Lanre Bakare 

Deafheaven: Ordinary Corrupt Human Love review – black metal with grey areas

By turning their outsider status – not quite metal, not quite indie, beholden to shoegaze and dreampop – into a virtue, Deafheaven have made a unique album
  
  

New heights … Deafheaven.
New heights … Deafheaven. Photograph: Corinne Schiavone

Deafheaven’s relationship with black metal has been a difficult one – not metal enough for the metal kids, too metal for the indie crowd, went the logic – but on their new album Ordinary Corrupt Human Love the band have turned that outsider status into a virtue.

Their second album, 2013’s Sunbather, saw them become a genre band who operate in their own interesting grey area – in the same way that Death Grips were to hip-hop or Fucked Up were for hardcore punk. Described as “genre-agnostic”, on Ordinary Corrupt Human Love, Deafheaven tear apart the musical categories with the same zeal as a new atheist going head to head with a pious clergyman on a Sunday morning chat show.

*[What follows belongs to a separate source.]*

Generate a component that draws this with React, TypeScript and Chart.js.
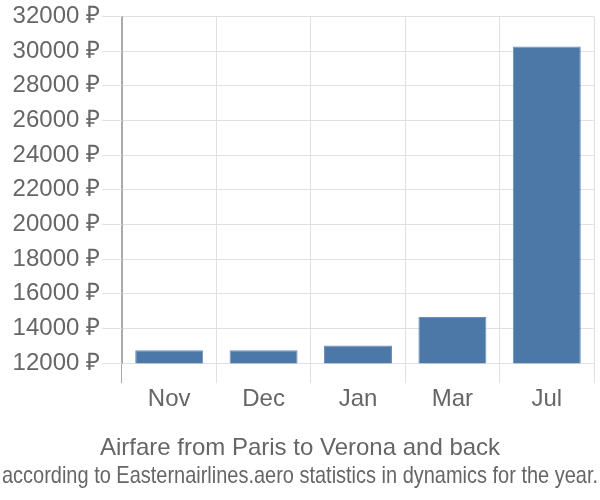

Album opener You Without End sees the band combine piano with Kerry McCoy’s lush melodic guitar lines, which swell as actor Nadia Kury reads a short story about the band’s former home in Oakland. It’s a new direction that has earned comparisons to the posing rock of Queen and the Foo Fighters’ stadium pomp, and at its most gentle it sounds like nothing the band have done before. There are further hints of post-rock and ambient (Near), dream-pop (Night People) and shoegaze (Canary Yellow), but the black metal that made them so divisive can still be found.

Those dark hues are represented throughout by George Clarke’s vocals – which never soften – but also on the album’s epic second track Honeycomb, which sheds You Without End’s piano and serenity for shrieking guitars and unrelenting bass double-time blasts from drummer Dan Tracy. Even here though, McCoy is able to stitch in guitar licks that would be at home on a Status Quo album or something from Darkthrone. It’s a mix that could be a trainwreck but each transition from black metal to indie via shoegaze and soft rock is so carefully handled, the result is a heady mix that sees the band reach new heights that are powerful and aggressive yet subtle and disarming.

It’s an approach that will not impress their metal detractors, but to be frank: who cares? Clarke, McCoy and co have made one of 2018’s most ambitious and urgent albums.